Sounding confused, the student said: "But they didn’t tell me about all this? Because I am supposed to enroll … in order to maintain my status. … Why was I not told about this?"
Authorities maintain that it was obvious to all students that the University of Farmington was fake and that the students knew they were committing crimes.
"Their true intent could not be clearer," Assistant U.S. Attorney Brandon Helms wrote in a sentencing memo last year
. "While 'enrolled' at the University, one hundred percent of the foreign citizen students never spent a single second in a classroom. If it were truly about obtaining an education, the University would not have been able to attract anyone, because it had no teachers, classes, or educational services."
But ICE went to great lengths to make the university appear to be legitimate with a professional-looking website and undercover agents posing as university staff, even secretly working with an accreditation agency to give the fake university fake accreditation — kind of, you know, disintegrating the entire meaning of "college accreditation" in the process.

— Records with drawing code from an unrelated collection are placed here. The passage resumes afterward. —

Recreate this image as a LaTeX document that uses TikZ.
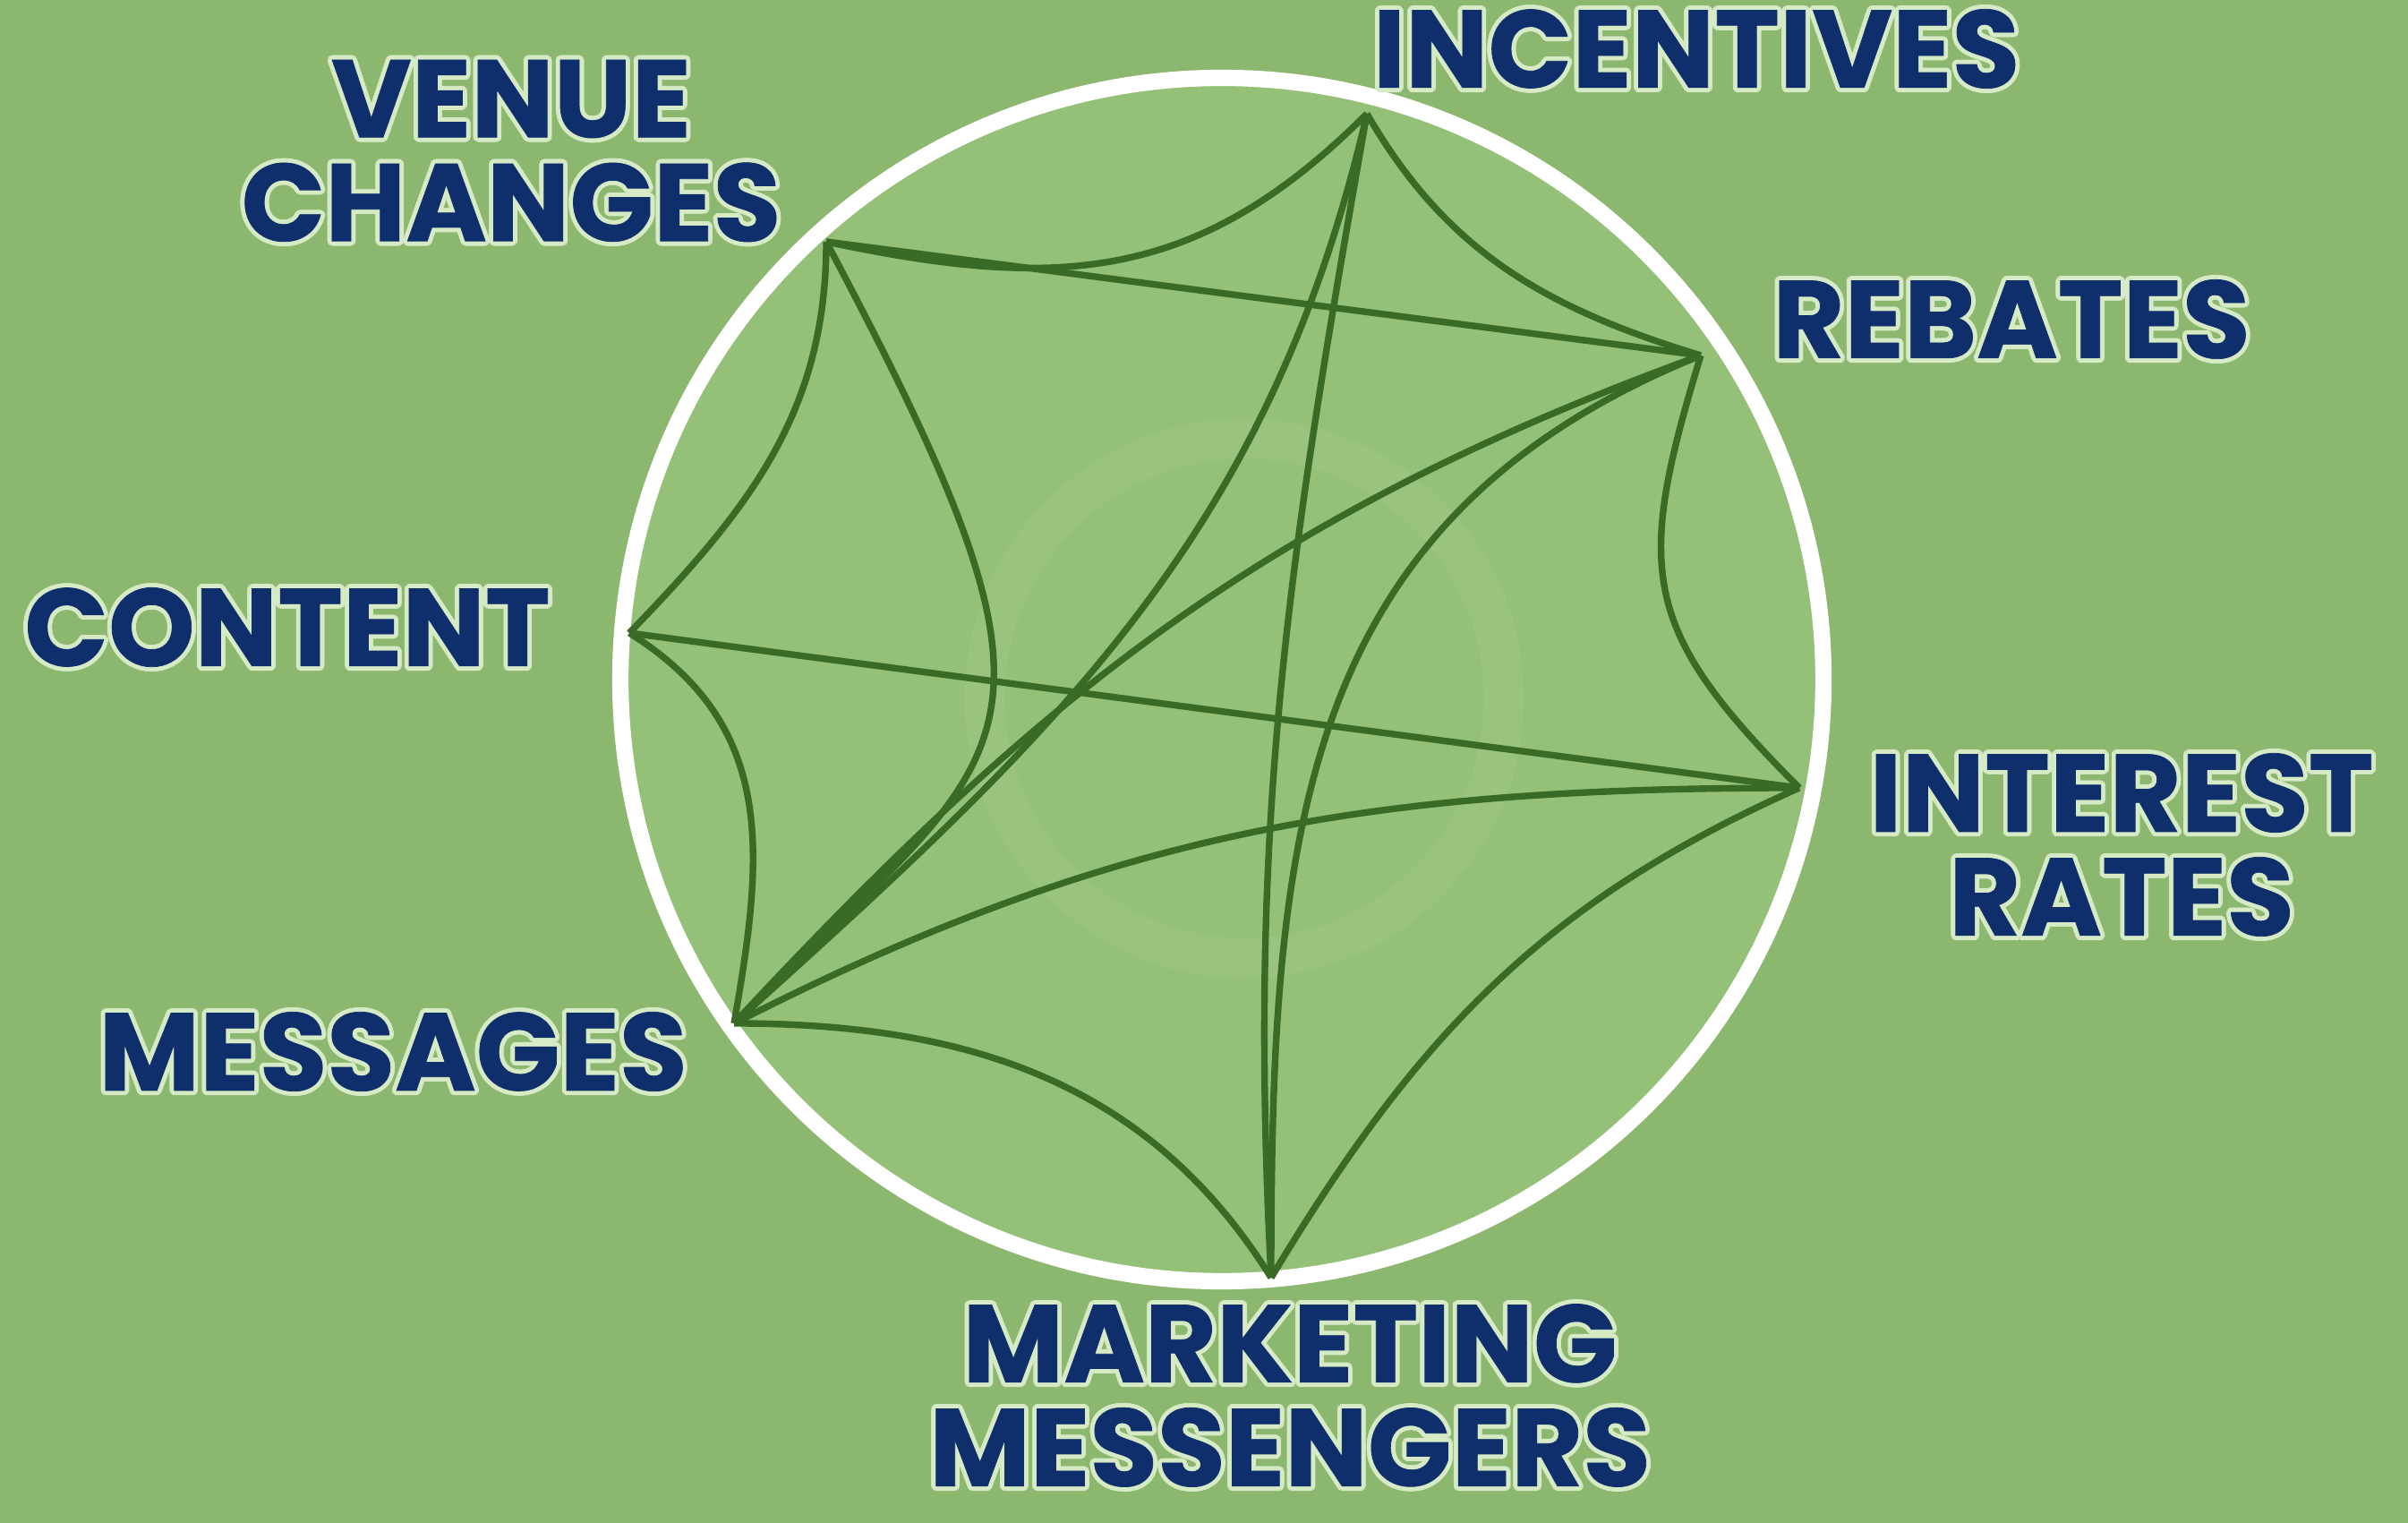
\documentclass[tikz,border=0pt]{standalone}
\usepackage{fontspec}
\setmainfont{Poppins}[BoldFeatures={FakeBold=0.6}]
\usepackage{contour}
\contourlength{1.4pt}
\definecolor{bggreen}{HTML}{8CB76E}
\definecolor{diskgreen}{HTML}{95C078}
\definecolor{linkgreen}{HTML}{3A6B26}
\definecolor{labelblue}{HTML}{0E2F6B}
\definecolor{halo}{HTML}{D6EAC6}
\begin{document}
\begin{tikzpicture}[
    topic/.style={font=\bfseries\fontsize{35}{33}\selectfont, text=labelblue, align=center, inner sep=0pt},
    link/.style={draw=linkgreen, line width=2.1pt},
    ring/.style={draw=white, line width=5.2pt, fill=diskgreen}
]
        \useasboundingbox (0,0) rectangle (26.9,17.01);
        \fill[bggreen] (0,0) rectangle (26.9,17.01);
        % \draw (0, 0) grid (27,17);
        \draw[ring] (13.65, 9.42) circle (6.72);
        \draw[white, opacity=0.05, line width=0.45cm] (13.9, 9.21) circle (2.9);

        \coordinate (incent) at (15.27, 15.74);
        \coordinate (rebate) at (19.00, 13.04);
        \coordinate (interest) at (20.10, 8.21);
        \coordinate (market) at (14.20, 2.74);
        \coordinate (message) at (8.20, 5.58);
        \coordinate (content) at (7.03, 9.94);
        \coordinate (venue) at (9.23, 14.31);

        \node[topic, name=incentives] at (18.95, 16.44) {\contour{halo}{INCENTIVES}};
        \node[topic, name=rebates] at (22.47, 13.42) {\contour{halo}{REBATES}};
        \node[topic, name=rates] at (23.70, 7.55) {\contour{halo}{INTEREST}\\\contour{halo}{RATES}};
        \node[topic, name=marketing] at (14.41, 1.40) {\contour{halo}{MARKETING}\\\contour{halo}{MESSENGERS}};
        \node[topic, name=messages] at (4.39, 5.24) {\contour{halo}{MESSAGES}};
        \node[topic, name=contents] at (3.21, 9.98) {\contour{halo}{CONTENT}};
        \node[topic, name=venues] at (5.71, 15.30) {\contour{halo}{VENUE}\\\contour{halo}{CHANGES}};

        \draw[link] (venue) to[out=-12, in=225, looseness=1.1] (incent);
        \draw[link] (incent) to[out=-60, in=163] (rebate);
        \draw[link] (rebate) to[out=-107, in=135, looseness=1.3] (interest);
        \draw[link] (interest) to[out=204, in=59] (market);
        \draw[link] (market) to[out=122, in=0] (message);
        \draw[link] (message) to[out=80, in=-32, looseness=1.1] (content);
        \draw[link] (content) to[out=46, in=-90] (venue);
        \draw[link] (venue) -- (rebate);
        \draw[link] (content) -- (interest);
        \draw[link] (venue) to[out=-62, in=45, out looseness=1.9, in looseness=1.3] (message);
        \draw[link] (incent) to[out=-100, in=93] (market);
        \draw[link] (incent) to[out=-103, in=42] (message);
        \draw[link] (rebate) to[out=200, in=47] (message);
        \draw[link] (rebate) to[out=202, in=90, looseness=1.1] (market);
        \draw[link] (message) to[out=27, in=180] (interest);
    \end{tikzpicture}
\end{document}
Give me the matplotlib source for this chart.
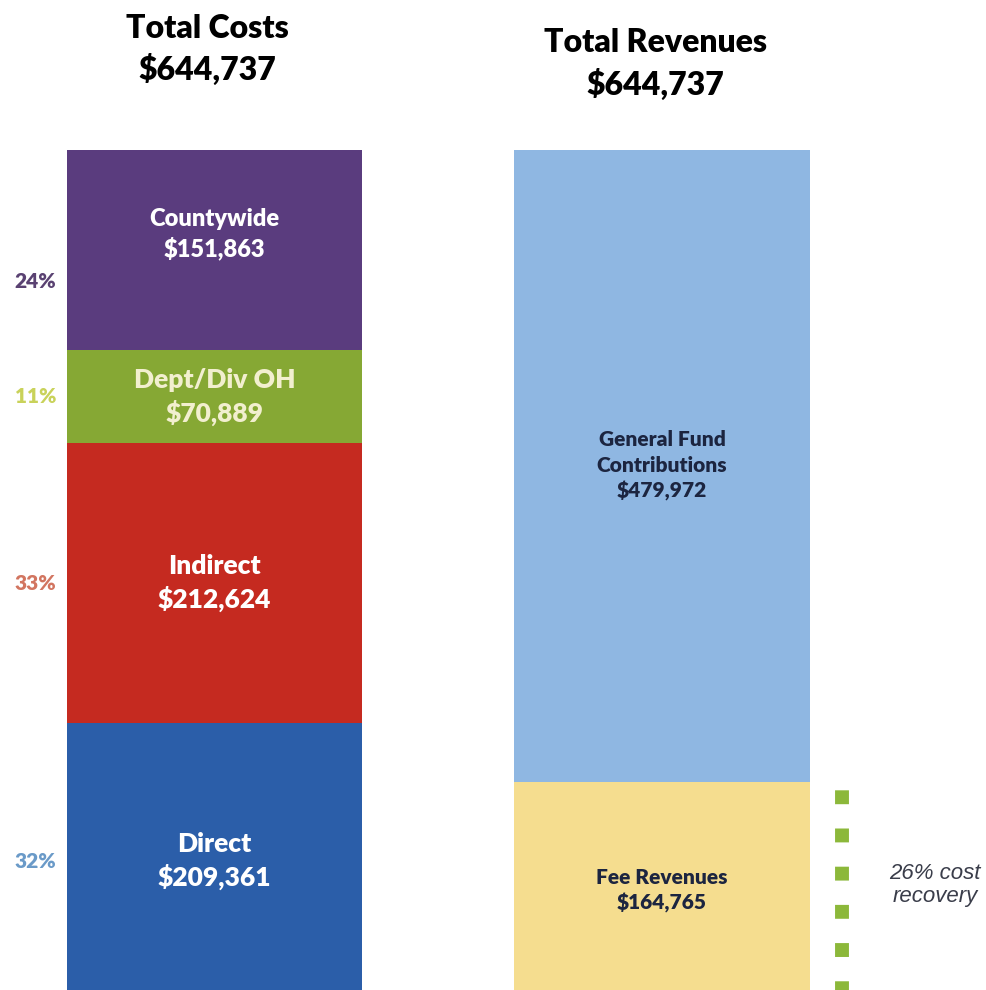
import numpy as np
import matplotlib
matplotlib.use("Agg")
import matplotlib.pyplot as plt

# cost side (bottom -> top)
cost_names = ["Direct", "Indirect", "Dept/Div OH", "Countywide"]
cost_vals = [209361, 212624, 70889, 151863]
cost_colors = ["#2b5ea9", "#c52a20", "#86a834", "#5a3c7e"]
cost_text = ["white", "white", "#f2efcf", "white"]
pct_colors = ["#6a9ac8", "#d27560", "#c9d25a", "#5a4272"]

# revenue side (bottom -> top)
rev_names = ["Fee Revenues", "General Fund\nContributions"]
rev_vals = [164765, 479972]
rev_colors = ["#f5dd8f", "#8fb7e2"]

total_cost = sum(cost_vals)
total_rev = sum(rev_vals)

plt.rcParams["font.family"] = ["Lato", "DejaVu Sans"]

fig = plt.figure(figsize=(9.87, 9.90), dpi=100)
ax = fig.add_axes([0, -0.009, 1, 0.8576])
ax.set_xlim(-0.479, 1.726)
ax.set_ylim(0, total_cost)
ax.axis("off")

w = 0.66
bottom = 0
for name, v, c, tc, pc in zip(cost_names, cost_vals, cost_colors, cost_text, pct_colors):
    ax.bar(0, v, width=w, bottom=bottom, color=c)
    mid = bottom + v / 2
    fs = 17 if name == "Countywide" else 19
    dy = 16 if name == "Countywide" else 0
    ax.annotate(f"{name}\n${v:,}", (0, mid), xytext=(0, dy), textcoords="offset pixels",
                ha="center", va="center", color=tc, fontsize=fs,
                fontweight="heavy", linespacing=1.35)
    ax.annotate(f"{v / total_cost:.0%}", (-0.40, mid), xytext=(0, -dy * 2),
                textcoords="offset pixels", ha="center", va="center",
                color=pc, fontsize=15, fontweight="heavy")
    bottom += v

bottom = 0
for name, v, c in zip(rev_names, rev_vals, rev_colors):
    ax.bar(1, v, width=w, bottom=bottom, color=c)
    ax.text(1, bottom + v / 2, f"{name}\n${v:,}", ha="center", va="center",
            color="#1c2540", fontsize=15, fontweight="heavy", linespacing=1.4)
    bottom += v

# dotted cost-recovery marker next to fee revenues
ax.vlines(1.402, 0, rev_vals[0], color="#8cb83a", linewidth=10,
          linestyles=(0.3, (1, 1.75)))
ax.text(1.61, rev_vals[0] / 2 + 4000, f"{rev_vals[0] / total_cost:.0%} cost\nrecovery",
        ha="center", va="center", color="#3a3d4a", fontsize=16, style="italic",
        family=["Liberation Sans Narrow", "Liberation Sans", "DejaVu Sans"],
        linespacing=1.15)

fig.text(0.21, 0.95, f"Total Costs\n${total_cost:,}", ha="center", va="center",
         fontsize=23, fontweight="heavy", linespacing=1.4)
fig.text(0.664, 0.935, f"Total Revenues\n${total_rev:,}", ha="center", va="center",
         fontsize=23, fontweight="heavy", linespacing=1.4)

fig.savefig("out.png", dpi=100)
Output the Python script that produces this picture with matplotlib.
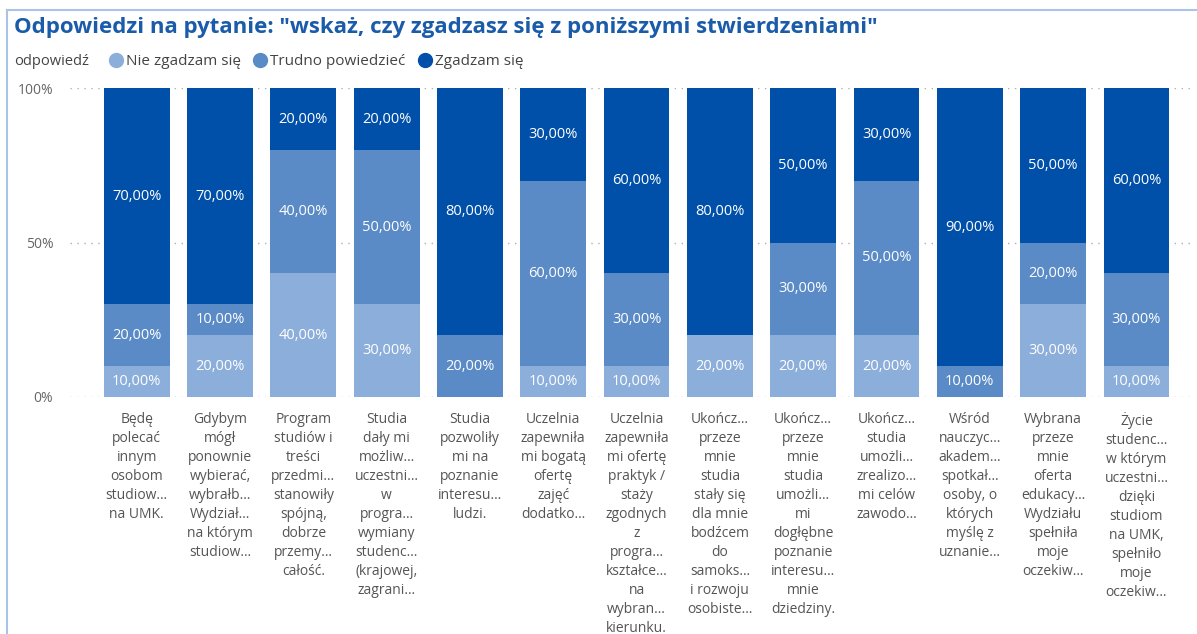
import numpy as np
import matplotlib
matplotlib.use("Agg")
import matplotlib.pyplot as plt
from matplotlib.lines import Line2D

plt.rcParams['font.family'] = ['Open Sans', 'DejaVu Sans']

categories = [
    "Będę\npolecać\ninnym\nosobom\nstudiow…\nna UMK.",
    "Gdybym\nmógł\nponownie\nwybierać,\nwybrałb…\nWydział…\nna którym\nstudiow…",
    "Program\nstudiów i\ntreści\nprzedmi…\nstanowiły\nspójną,\ndobrze\nprzemy…\ncałość.",
    "Studia\ndały mi\nmożliw…\nuczestni…\nw\nprogra…\nwymiany\nstudenc…\n(krajowej,\nzagrani…",
    "Studia\npozwoliły\nmi na\npoznanie\ninteresu…\nludzi.",
    "Uczelnia\nzapewniła\nmi bogatą\nofertę\nzajęć\ndodatko…",
    "Uczelnia\nzapewniła\nmi ofertę\npraktyk /\nstaży\nzgodnych\nz\nprogra…\nkształce…\nna\nwybran…\nkierunku.",
    "Ukończ…\nprzeze\nmnie\nstudia\nstały się\ndla mnie\nbodźcem\ndo\nsamoks…\ni rozwoju\nosobiste…",
    "Ukończ…\nprzeze\nmnie\nstudia\numożli…\nmi\ndogłębne\npoznanie\ninteresu…\nmnie\ndziedziny.",
    "Ukończ…\nstudia\numożli…\nzrealizo…\nmi celów\nzawodo…",
    "Wśród\nnauczyc…\nakadem…\nspotkał…\nosoby, o\nktórych\nmyślę z\nuznanie…",
    "Wybrana\nprzeze\nmnie\noferta\nedukacy…\nWydziału\nspełniła\nmoje\noczekiw…",
    "Życie\nstudenc…\nw którym\nuczestni…\ndzięki\nstudiom\nna UMK,\nspełniło\nmoje\noczekiw…",
]
nie_zgadzam = [10, 20, 40, 30, 0, 10, 10, 20, 20, 20, 0, 30, 10]
trudno = [20, 10, 40, 50, 20, 60, 30, 0, 30, 50, 10, 20, 30]
zgadzam = [70, 70, 20, 20, 80, 30, 60, 80, 50, 30, 90, 50, 60]

series = [("Nie zgadzam się", nie_zgadzam, "#8CAEDB"),
          ("Trudno powiedzieć", trudno, "#5A8BC6"),
          ("Zgadzam się", zgadzam, "#0050AA")]

fig = plt.figure(figsize=(11.97, 6.34), dpi=100)
ax = fig.add_axes([0.0585, 0.374, 0.9355, 0.487])

x = np.arange(len(categories))
bottom = np.zeros(len(categories))
for name, vals, col in series:
    vals = np.array(vals, dtype=float)
    ax.bar(x, vals, 0.79, bottom=bottom, color=col, zorder=2)
    for xi, b, v in zip(x, bottom, vals):
        if v > 0:
            ax.text(xi, b + v / 2, "%d,00%%" % v, ha='center', va='center',
                    color='white', fontsize=10.5, zorder=3)
    bottom += vals

ax.set_xlim(-0.8, 12.64)
ax.set_ylim(0, 100)
ax.set_yticks([0, 50, 100])
ax.set_yticklabels(["0%", "50%", "100%"], color="#666666", fontsize=10)
ax.yaxis.grid(True, linestyle=(0, (1, 4)), color="#B0B0B0", linewidth=1)
ax.set_axisbelow(True)
ax.set_xticks(x)
ax.set_xticklabels(categories, color="#555555", fontsize=10, linespacing=1.36,
                   va='top')
ax.tick_params(length=0)
ax.tick_params(axis='x', pad=11)
ax.tick_params(axis='y', pad=12)
for s in ax.spines.values():
    s.set_visible(False)

fig.text(0.012, 0.957, 'Odpowiedzi na pytanie: "wskaż, czy zgadzasz się z poniższymi stwierdzeniami"',
         fontsize=16, fontweight='bold', color="#1A5BAA", va='center')
fig.text(0.012, 0.903, "odpowiedź", fontsize=10.5, color="#444444", va='center')
handles = [Line2D([], [], marker='o', linestyle='none', markersize=10,
                  markerfacecolor=c, markeredgecolor=c) for _, _, c in series]
fig.legend(handles, [n for n, _, _ in series], loc='center left',
           bbox_to_anchor=(0.089, 0.903), ncol=3, frameon=False, fontsize=11,
           handletextpad=0.0, columnspacing=0.6, handlelength=1.3,
           labelcolor="#444444", borderaxespad=0, borderpad=0)

# frame
fig.add_artist(Line2D([0.006, 0.006], [0, 0.984], color="#A9C4E8", linewidth=1.5,
                      transform=fig.transFigure))
fig.add_artist(Line2D([0.006, 1.0], [0.984, 0.984], color="#A9C4E8", linewidth=1.5,
                      transform=fig.transFigure))

fig.savefig("out.png", dpi=100)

So far, about 250 of the fake university's fake students have been arrested, and most of them have been deported. The University of Farmington even hired recruiters to bring it potential students, and seven of eight student recruiters who were criminally charged have been sentenced. One of them — who had arrived in the U.S. legally for work and was already making a six-figure salary, and only got involved in ICE's scheme because, as he said in his probation statement, he got interested in entrepreneurialism from watching Shark Tank
— is expected to be sentenced later this month. Officials claim he knew what was going on, but in a recording he appeared to be confused about whether the college offered online classes.
While all of the students had immigrated legally to the U.S., they lost their immigration status due to ICE's scheme — which, again, is one of those things where the logic behind it collapses in on itself like a dying star if you think about it for even one second. ICE is "protecting" the U.S. from immigrants who immigrated here legally.
Attorney Anjali Prasad, who is defending the immigrants, many of which are from India, put it bluntly.
"I think my government's resources would be better spent protecting me from violent criminals and drug dealers," Prasad told the Freep
. "I'm not sitting around worrying about what highly skilled, well-educated people are doing unless it affects my life and liberty, and it doesn't here. I'm no safer because of the sting operation. There are plenty of ways the government can make me feel safer and this isn't one of them."